Let $c:=f(0)>0$. Then we have $$g''(x)+cg(x) \leq 0, \: \forall x \geq 0.$$Further we can apply the same argument as here: https://artofproblemsolving.com/community/c7h591668p11179962

As pointed out in a p.m. (thanks @ayan_mathematics_king), the above argument has a flaw, because we don't know whether $g(x)$ is positive to write $g''(x)+cg(x) \leq 0, \forall x \geq 0$ and reduce the problem to the mentioned one. In fact $g$ oscillates around $0,$ so it takes both positive and negative values. But, we can modify a bit the argument used in that Putnam problem and still apply a similar idea.
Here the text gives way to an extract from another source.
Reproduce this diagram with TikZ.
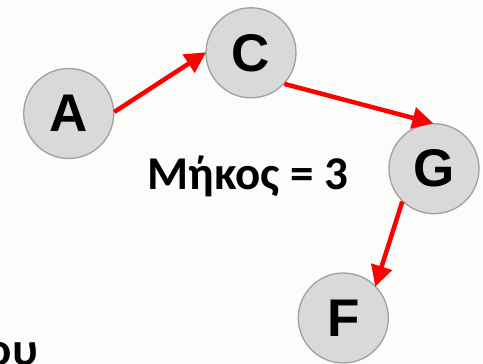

Consider the function $\displaystyle E(x):= g(x)^2 +\frac{g'(x)^2}{f(x)}.$ We have \begin{align*} E'(x)&=2g(x)g'(x) +\frac{2g'(x)g''(x) f(x) -g'(x)^2 f'(x)}{f(x)^2}\\ &= \frac{2f(x)g'(x) \big(f(x)g(x) +g''(x)\big)-g'(x)^2f'(x)}{f(x)^2} \\ &=-\frac{g'(x)^2f'(x) }{f(x)^2}\le 0 \end{align*}This means $E(x)$ decreases, therefore $E(x)\le E(0),\forall x>0$, hence $$g(x)^2 \le E(0)$$thus $g(x)$ is bounded. There is a small issue here, we don't know $f$ is differentiable. But since $f$ is increasing, it is differentiable almost everywhere, and since $E(x)$ is continuous, it's decreasing. That is, the above argument still holds.

Very nice solution.This energy technique is very useful.